*Directive*. Reproduce the material below line by line, beginning with its first line and ending with the line that contains "plt.rcParams['font.family'] = ['Lato', 'DejaVu"; leave out pictures.

------------------------------------

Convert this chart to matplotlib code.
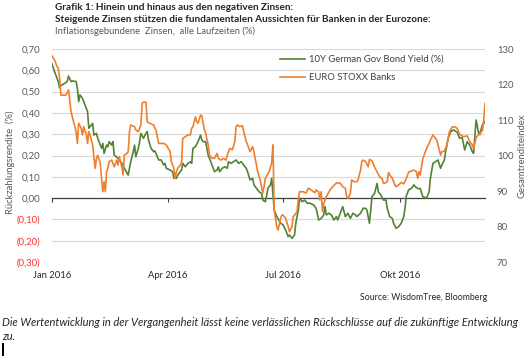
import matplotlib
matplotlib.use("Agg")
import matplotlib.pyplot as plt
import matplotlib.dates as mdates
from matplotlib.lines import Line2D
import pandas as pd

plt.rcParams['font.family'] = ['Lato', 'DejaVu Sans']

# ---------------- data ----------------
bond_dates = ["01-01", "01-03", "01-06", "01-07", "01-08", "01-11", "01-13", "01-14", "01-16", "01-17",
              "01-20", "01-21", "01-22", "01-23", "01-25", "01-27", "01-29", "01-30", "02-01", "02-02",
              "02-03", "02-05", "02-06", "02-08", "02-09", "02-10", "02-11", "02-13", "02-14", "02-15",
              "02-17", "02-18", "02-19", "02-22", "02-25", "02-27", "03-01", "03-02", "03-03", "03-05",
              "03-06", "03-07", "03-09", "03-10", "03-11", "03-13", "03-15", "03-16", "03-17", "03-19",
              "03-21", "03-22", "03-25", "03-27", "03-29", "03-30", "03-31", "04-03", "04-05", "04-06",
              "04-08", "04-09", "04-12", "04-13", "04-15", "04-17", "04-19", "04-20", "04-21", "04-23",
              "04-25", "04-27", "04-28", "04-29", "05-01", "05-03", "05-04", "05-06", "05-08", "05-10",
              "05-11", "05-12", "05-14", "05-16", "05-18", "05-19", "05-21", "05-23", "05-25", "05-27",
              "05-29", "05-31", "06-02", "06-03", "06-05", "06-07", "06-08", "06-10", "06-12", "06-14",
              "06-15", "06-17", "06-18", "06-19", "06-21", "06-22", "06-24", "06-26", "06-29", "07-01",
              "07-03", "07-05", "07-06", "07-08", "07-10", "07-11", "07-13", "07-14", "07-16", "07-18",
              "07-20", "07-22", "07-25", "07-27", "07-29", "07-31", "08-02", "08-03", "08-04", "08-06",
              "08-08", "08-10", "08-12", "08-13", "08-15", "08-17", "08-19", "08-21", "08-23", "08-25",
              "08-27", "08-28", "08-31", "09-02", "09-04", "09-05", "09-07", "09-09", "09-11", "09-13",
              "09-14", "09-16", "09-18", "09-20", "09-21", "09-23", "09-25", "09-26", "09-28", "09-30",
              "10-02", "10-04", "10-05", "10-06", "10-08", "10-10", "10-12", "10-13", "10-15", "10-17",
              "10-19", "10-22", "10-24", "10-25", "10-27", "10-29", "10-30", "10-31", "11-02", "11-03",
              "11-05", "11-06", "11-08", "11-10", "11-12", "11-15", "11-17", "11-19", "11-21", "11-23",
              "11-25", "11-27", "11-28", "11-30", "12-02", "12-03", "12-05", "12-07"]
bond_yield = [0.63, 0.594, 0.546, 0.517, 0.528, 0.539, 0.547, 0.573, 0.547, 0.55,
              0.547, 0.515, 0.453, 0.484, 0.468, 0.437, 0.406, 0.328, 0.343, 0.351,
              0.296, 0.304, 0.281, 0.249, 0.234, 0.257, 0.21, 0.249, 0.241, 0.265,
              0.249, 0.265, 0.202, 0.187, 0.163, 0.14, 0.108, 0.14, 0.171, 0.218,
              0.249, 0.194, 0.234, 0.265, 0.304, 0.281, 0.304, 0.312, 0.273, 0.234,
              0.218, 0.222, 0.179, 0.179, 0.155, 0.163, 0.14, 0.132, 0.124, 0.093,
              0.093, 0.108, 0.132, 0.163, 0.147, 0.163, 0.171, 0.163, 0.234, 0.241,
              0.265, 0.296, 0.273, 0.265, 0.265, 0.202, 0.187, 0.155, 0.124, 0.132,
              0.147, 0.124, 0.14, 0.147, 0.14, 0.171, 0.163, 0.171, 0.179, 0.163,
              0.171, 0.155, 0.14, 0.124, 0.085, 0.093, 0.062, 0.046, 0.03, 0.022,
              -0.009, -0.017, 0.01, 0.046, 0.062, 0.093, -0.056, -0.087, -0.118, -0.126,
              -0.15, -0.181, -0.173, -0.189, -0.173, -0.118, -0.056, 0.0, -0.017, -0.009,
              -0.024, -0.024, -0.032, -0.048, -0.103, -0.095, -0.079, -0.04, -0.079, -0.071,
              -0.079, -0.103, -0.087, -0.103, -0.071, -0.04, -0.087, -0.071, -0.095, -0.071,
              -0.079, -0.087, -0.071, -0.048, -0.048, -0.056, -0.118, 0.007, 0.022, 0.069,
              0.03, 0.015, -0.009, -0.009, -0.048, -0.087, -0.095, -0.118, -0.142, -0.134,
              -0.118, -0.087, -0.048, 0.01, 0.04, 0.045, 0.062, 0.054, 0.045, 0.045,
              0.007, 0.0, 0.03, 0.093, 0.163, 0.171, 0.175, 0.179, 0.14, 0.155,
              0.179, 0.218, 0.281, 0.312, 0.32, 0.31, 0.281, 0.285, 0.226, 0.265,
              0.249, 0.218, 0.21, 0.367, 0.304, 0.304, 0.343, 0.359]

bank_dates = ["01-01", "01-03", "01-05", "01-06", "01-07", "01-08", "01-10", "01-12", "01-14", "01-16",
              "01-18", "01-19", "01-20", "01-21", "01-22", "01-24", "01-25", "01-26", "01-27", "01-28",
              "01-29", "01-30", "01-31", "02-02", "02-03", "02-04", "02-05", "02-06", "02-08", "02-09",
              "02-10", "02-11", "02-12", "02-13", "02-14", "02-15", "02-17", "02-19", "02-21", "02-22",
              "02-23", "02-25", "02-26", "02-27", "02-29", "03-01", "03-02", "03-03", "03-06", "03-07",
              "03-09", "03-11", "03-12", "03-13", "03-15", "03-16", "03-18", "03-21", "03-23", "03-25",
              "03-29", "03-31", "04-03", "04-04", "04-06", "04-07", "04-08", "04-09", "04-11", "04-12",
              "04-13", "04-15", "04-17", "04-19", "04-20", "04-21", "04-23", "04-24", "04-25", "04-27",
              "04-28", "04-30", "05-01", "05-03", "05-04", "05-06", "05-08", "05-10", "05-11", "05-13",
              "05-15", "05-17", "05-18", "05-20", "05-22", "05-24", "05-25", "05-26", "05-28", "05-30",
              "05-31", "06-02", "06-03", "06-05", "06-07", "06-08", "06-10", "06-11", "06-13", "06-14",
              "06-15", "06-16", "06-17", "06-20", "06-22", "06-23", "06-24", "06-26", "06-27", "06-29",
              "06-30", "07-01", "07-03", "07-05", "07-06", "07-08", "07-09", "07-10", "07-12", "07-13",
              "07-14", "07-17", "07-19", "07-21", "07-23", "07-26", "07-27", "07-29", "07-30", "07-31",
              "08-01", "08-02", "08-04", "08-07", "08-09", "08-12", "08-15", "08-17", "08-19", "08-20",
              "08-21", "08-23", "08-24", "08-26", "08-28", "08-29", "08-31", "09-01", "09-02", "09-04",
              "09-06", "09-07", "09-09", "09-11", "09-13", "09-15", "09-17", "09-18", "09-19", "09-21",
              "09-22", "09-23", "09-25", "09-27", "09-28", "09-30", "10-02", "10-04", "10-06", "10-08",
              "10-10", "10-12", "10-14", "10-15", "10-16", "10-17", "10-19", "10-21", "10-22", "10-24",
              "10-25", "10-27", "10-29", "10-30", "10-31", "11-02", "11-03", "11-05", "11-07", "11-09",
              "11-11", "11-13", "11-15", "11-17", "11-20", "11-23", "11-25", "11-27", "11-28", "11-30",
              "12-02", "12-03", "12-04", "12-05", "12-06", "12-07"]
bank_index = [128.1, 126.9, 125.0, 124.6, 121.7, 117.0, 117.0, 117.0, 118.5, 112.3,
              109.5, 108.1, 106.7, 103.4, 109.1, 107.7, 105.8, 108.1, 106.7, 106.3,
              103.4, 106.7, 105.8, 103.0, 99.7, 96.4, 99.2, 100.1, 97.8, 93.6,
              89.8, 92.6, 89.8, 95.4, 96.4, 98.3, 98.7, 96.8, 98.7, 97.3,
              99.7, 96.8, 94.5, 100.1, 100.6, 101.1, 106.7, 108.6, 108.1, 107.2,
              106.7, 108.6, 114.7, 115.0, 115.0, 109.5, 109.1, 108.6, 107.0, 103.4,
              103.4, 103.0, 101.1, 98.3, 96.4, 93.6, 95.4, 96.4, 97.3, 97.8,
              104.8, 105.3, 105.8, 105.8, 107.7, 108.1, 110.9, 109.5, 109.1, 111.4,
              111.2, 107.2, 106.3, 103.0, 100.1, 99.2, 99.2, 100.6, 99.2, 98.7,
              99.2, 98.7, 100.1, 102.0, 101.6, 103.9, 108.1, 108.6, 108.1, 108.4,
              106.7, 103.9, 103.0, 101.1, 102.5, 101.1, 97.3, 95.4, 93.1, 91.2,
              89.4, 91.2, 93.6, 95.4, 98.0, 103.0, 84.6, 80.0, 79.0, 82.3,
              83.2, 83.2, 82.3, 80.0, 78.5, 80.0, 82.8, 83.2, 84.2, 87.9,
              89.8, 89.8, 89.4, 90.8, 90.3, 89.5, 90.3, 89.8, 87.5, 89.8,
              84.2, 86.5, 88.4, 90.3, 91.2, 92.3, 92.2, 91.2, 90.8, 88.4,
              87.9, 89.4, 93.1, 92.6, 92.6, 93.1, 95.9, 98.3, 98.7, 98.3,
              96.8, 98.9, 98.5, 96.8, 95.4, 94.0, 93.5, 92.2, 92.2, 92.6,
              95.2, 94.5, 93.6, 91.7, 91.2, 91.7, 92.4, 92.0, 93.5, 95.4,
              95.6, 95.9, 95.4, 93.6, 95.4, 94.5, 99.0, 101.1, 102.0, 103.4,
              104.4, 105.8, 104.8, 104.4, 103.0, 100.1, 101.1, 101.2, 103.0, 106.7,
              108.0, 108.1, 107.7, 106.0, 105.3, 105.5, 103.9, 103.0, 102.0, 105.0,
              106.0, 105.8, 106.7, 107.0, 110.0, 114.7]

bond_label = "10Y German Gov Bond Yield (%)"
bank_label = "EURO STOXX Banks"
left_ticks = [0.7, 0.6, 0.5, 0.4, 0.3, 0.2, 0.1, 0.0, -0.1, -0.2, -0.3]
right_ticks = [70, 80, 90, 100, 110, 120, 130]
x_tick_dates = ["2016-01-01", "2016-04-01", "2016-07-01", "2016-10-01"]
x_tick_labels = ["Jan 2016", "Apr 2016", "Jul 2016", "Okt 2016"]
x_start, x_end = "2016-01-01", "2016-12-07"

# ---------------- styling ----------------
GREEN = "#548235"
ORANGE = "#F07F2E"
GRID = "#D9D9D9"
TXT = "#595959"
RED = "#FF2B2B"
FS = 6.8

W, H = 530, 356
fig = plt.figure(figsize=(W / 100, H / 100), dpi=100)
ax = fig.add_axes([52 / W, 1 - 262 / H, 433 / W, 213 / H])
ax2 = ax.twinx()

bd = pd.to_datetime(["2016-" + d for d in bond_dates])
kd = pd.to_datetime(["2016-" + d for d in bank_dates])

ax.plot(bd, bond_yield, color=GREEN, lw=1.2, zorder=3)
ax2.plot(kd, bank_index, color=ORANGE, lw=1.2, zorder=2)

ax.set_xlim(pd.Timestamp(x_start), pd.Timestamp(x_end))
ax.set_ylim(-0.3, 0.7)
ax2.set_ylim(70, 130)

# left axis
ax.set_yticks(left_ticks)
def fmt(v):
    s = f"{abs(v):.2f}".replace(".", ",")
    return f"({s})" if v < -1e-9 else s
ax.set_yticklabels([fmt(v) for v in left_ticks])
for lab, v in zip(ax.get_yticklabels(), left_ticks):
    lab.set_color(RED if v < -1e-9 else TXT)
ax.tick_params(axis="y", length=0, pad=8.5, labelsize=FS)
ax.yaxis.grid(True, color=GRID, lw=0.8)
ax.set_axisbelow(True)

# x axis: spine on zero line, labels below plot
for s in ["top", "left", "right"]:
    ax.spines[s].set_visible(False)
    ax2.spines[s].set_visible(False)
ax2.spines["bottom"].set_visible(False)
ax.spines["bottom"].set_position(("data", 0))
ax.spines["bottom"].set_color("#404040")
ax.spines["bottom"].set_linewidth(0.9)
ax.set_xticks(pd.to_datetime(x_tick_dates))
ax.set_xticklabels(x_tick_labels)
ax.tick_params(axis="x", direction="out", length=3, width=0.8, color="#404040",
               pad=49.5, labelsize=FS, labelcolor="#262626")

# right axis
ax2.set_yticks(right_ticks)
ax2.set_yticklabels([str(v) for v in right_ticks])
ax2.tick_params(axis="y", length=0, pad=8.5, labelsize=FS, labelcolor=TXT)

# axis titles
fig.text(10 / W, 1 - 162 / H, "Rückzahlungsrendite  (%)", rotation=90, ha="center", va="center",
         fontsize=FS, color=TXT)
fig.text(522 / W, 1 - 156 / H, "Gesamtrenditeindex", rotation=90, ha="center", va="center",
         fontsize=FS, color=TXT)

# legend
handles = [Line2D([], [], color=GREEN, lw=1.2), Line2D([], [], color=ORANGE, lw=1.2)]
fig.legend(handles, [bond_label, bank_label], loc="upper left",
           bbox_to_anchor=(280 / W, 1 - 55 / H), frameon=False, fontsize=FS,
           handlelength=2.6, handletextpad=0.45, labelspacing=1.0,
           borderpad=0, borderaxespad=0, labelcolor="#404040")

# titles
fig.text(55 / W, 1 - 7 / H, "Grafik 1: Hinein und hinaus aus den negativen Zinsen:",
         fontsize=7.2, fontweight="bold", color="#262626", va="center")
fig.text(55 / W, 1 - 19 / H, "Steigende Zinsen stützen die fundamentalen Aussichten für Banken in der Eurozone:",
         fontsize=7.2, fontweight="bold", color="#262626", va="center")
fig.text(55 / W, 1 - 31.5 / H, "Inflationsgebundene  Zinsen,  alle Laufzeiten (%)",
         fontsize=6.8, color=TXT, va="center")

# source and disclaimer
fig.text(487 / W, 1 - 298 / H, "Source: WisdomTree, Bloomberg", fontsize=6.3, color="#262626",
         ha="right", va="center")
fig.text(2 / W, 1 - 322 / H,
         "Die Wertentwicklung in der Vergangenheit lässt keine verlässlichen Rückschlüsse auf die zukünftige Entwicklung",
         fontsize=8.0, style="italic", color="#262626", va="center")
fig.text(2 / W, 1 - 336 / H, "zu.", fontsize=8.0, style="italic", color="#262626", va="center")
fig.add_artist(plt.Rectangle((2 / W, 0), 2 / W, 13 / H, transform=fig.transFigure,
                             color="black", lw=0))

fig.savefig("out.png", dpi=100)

------------------------------------

*Worked answer*.
Convert this chart to matplotlib code.
import matplotlib
matplotlib.use("Agg")
import matplotlib.pyplot as plt
import matplotlib.dates as mdates
from matplotlib.lines import Line2D
import pandas as pd

plt.rcParams['font.family'] = ['Lato', 'DejaVu Sans']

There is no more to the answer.